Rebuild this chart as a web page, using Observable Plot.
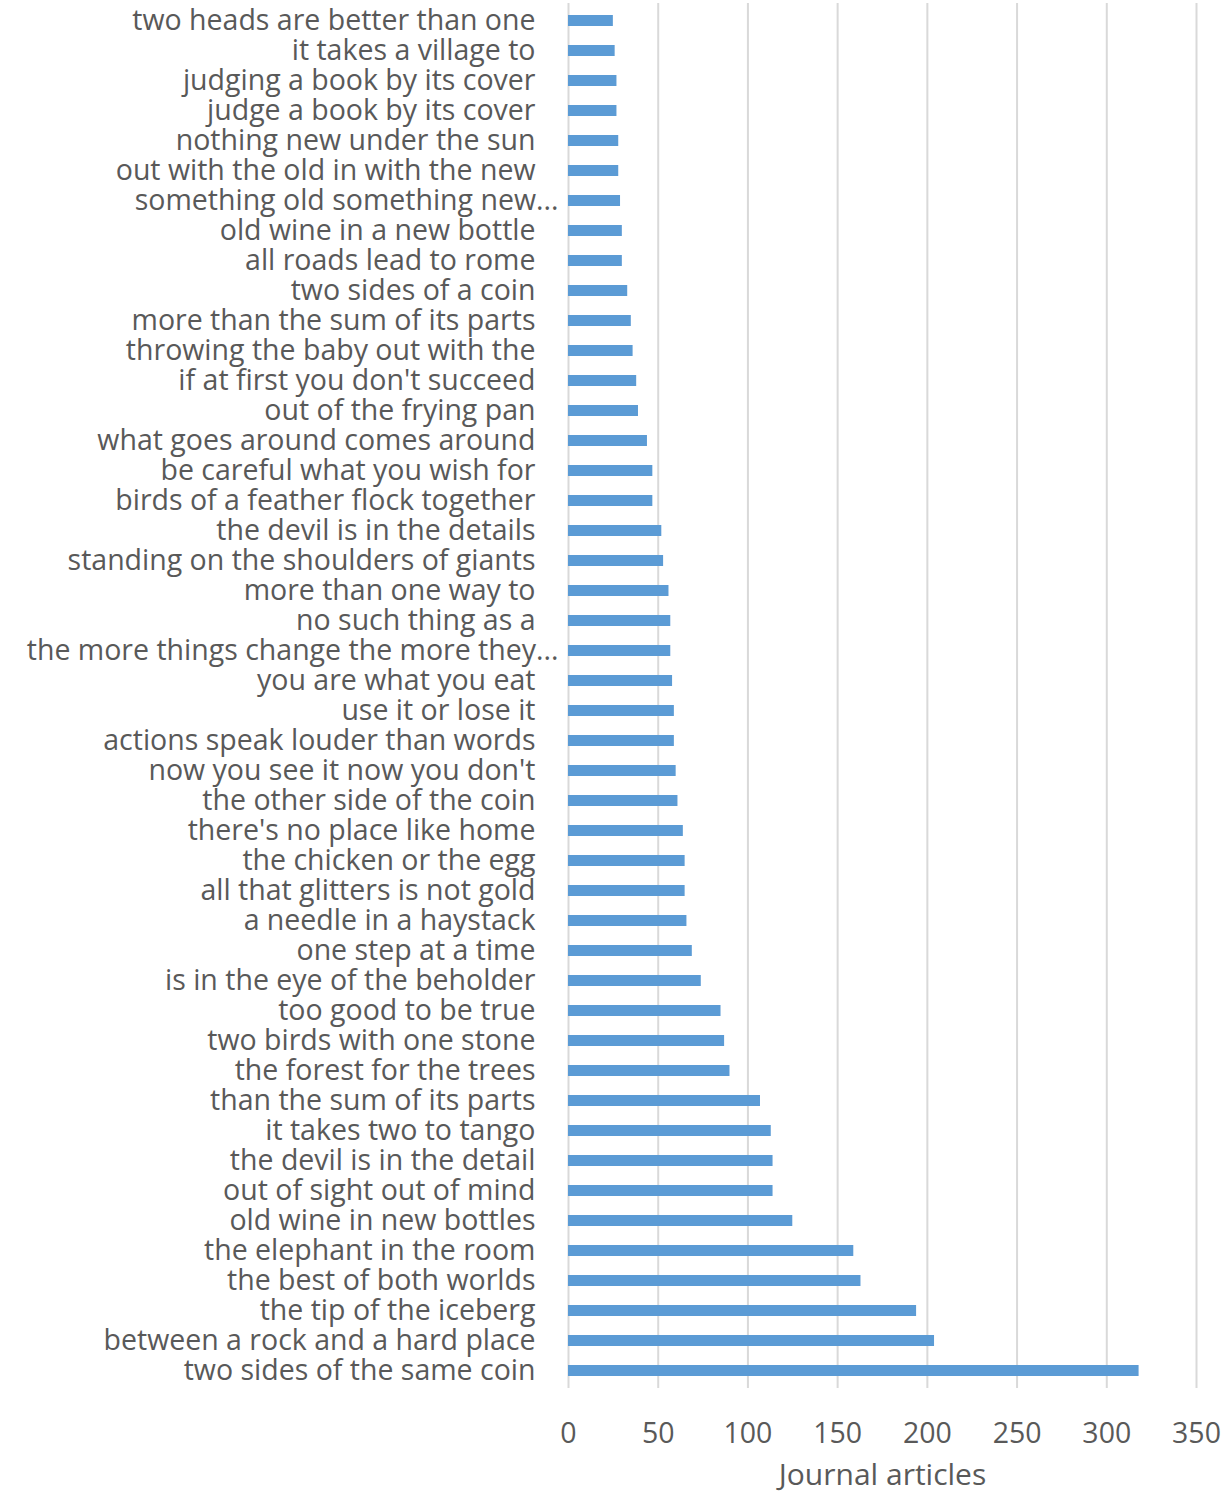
<!DOCTYPE html>
<html><head><meta charset="utf-8">
<script src="https://cdn.jsdelivr.net/npm/d3@7"></script>
<script src="https://cdn.jsdelivr.net/npm/@observablehq/plot@0.6"></script>
<style>body{margin:0;background:#fff;}</style>
</head><body><div id="chart"></div>
<script>
const phrases = [
  "two heads are better than one",
  "it takes a village to",
  "judging a book by its cover",
  "judge a book by its cover",
  "nothing new under the sun",
  "out with the old in with the new",
  "something old something new...",
  "old wine in a new bottle",
  "all roads lead to rome",
  "two sides of a coin",
  "more than the sum of its parts",
  "throwing the baby out with the",
  "if at first you don't succeed",
  "out of the frying pan",
  "what goes around comes around",
  "be careful what you wish for",
  "birds of a feather flock together",
  "the devil is in the details",
  "standing on the shoulders of giants",
  "more than one way to",
  "no such thing as a",
  "the more things change the more they...",
  "you are what you eat",
  "use it or lose it",
  "actions speak louder than words",
  "now you see it now you don't",
  "the other side of the coin",
  "there's no place like home",
  "the chicken or the egg",
  "all that glitters is not gold",
  "a needle in a haystack",
  "one step at a time",
  "is in the eye of the beholder",
  "too good to be true",
  "two birds with one stone",
  "the forest for the trees",
  "than the sum of its parts",
  "it takes two to tango",
  "the devil is in the detail",
  "out of sight out of mind",
  "old wine in new bottles",
  "the elephant in the room",
  "the best of both worlds",
  "the tip of the iceberg",
  "between a rock and a hard place",
  "two sides of the same coin"
];
const articles = [
  25, 26, 27, 27, 28, 28, 29, 30, 30, 33,
  35, 36, 38, 39, 44, 47, 47, 52, 53, 56,
  57, 57, 58, 59, 59, 60, 61, 64, 65, 65,
  66, 69, 74, 85, 87, 90, 107, 113, 114, 114,
  125, 159, 163, 194, 204, 318
];
const xTicks = [0, 50, 100, 150, 200, 250, 300, 350];
const xLabel = "Journal articles";

const data = phrases.map((p, i) => ({phrase: p, count: articles[i]}));
const fullLabels = phrases.filter(p => !p.endsWith("..."));
const cutLabels = phrases.filter(p => p.endsWith("..."));

const chart = Plot.plot({
  width: 1226,
  height: 1497,
  marginLeft: 568,
  marginRight: 30,
  marginTop: 3,
  marginBottom: 109,
  style: {fontFamily: "'Open Sans', sans-serif", fontSize: "28.5px", color: "#595959", background: "#fff"},
  x: {domain: [0, 350]},
  y: {domain: phrases, paddingInner: 0.65, paddingOuter: 0.325},
  marks: [
    Plot.gridX(xTicks, {stroke: "#d9d9d9", strokeOpacity: 1, strokeWidth: 2}),
    Plot.barX(data, {x: "count", y: "phrase", fill: "#5b9bd5"}),
    Plot.axisY(fullLabels, {tickSize: 0, tickPadding: 33, label: null}),
    Plot.axisY(cutLabels, {tickSize: 0, tickPadding: 10, label: null}),
    Plot.axisX(xTicks, {tickSize: 0, tickPadding: 34, label: null}),
    Plot.axisX({ticks: [], tickSize: 0, label: xLabel, labelAnchor: "center", labelOffset: 96, labelArrow: "none", fontSize: 30})
  ]
});
document.getElementById("chart").append(chart);
</script>
</body></html>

* _EXERCISE TASK_: Quote the data above in full, leaving out the pictures it holds.

* _FULL RESPONSE_:
Rebuild this chart as a web page, using Observable Plot.
<!DOCTYPE html>
<html><head><meta charset="utf-8">
<script src="https://cdn.jsdelivr.net/npm/d3@7"></script>
<script src="https://cdn.jsdelivr.net/npm/@observablehq/plot@0.6"></script>
<style>body{margin:0;background:#fff;}</style>
</head><body><div id="chart"></div>
<script>
const phrases = [
  "two heads are better than one",
  "it takes a village to",
  "judging a book by its cover",
  "judge a book by its cover",
  "nothing new under the sun",
  "out with the old in with the new",
  "something old something new...",
  "old wine in a new bottle",
  "all roads lead to rome",
  "two sides of a coin",
  "more than the sum of its parts",
  "throwing the baby out with the",
  "if at first you don't succeed",
  "out of the frying pan",
  "what goes around comes around",
  "be careful what you wish for",
  "birds of a feather flock together",
  "the devil is in the details",
  "standing on the shoulders of giants",
  "more than one way to",
  "no such thing as a",
  "the more things change the more they...",
  "you are what you eat",
  "use it or lose it",
  "actions speak louder than words",
  "now you see it now you don't",
  "the other side of the coin",
  "there's no place like home",
  "the chicken or the egg",
  "all that glitters is not gold",
  "a needle in a haystack",
  "one step at a time",
  "is in the eye of the beholder",
  "too good to be true",
  "two birds with one stone",
  "the forest for the trees",
  "than the sum of its parts",
  "it takes two to tango",
  "the devil is in the detail",
  "out of sight out of mind",
  "old wine in new bottles",
  "the elephant in the room",
  "the best of both worlds",
  "the tip of the iceberg",
  "between a rock and a hard place",
  "two sides of the same coin"
];
const articles = [
  25, 26, 27, 27, 28, 28, 29, 30, 30, 33,
  35, 36, 38, 39, 44, 47, 47, 52, 53, 56,
  57, 57, 58, 59, 59, 60, 61, 64, 65, 65,
  66, 69, 74, 85, 87, 90, 107, 113, 114, 114,
  125, 159, 163, 194, 204, 318
];
const xTicks = [0, 50, 100, 150, 200, 250, 300, 350];
const xLabel = "Journal articles";

const data = phrases.map((p, i) => ({phrase: p, count: articles[i]}));
const fullLabels = phrases.filter(p => !p.endsWith("..."));
const cutLabels = phrases.filter(p => p.endsWith("..."));

const chart = Plot.plot({
  width: 1226,
  height: 1497,
  marginLeft: 568,
  marginRight: 30,
  marginTop: 3,
  marginBottom: 109,
  style: {fontFamily: "'Open Sans', sans-serif", fontSize: "28.5px", color: "#595959", background: "#fff"},
  x: {domain: [0, 350]},
  y: {domain: phrases, paddingInner: 0.65, paddingOuter: 0.325},
  marks: [
    Plot.gridX(xTicks, {stroke: "#d9d9d9", strokeOpacity: 1, strokeWidth: 2}),
    Plot.barX(data, {x: "count", y: "phrase", fill: "#5b9bd5"}),
    Plot.axisY(fullLabels, {tickSize: 0, tickPadding: 33, label: null}),
    Plot.axisY(cutLabels, {tickSize: 0, tickPadding: 10, label: null}),
    Plot.axisX(xTicks, {tickSize: 0, tickPadding: 34, label: null}),
    Plot.axisX({ticks: [], tickSize: 0, label: xLabel, labelAnchor: "center", labelOffset: 96, labelArrow: "none", fontSize: 30})
  ]
});
document.getElementById("chart").append(chart);
</script>
</body></html>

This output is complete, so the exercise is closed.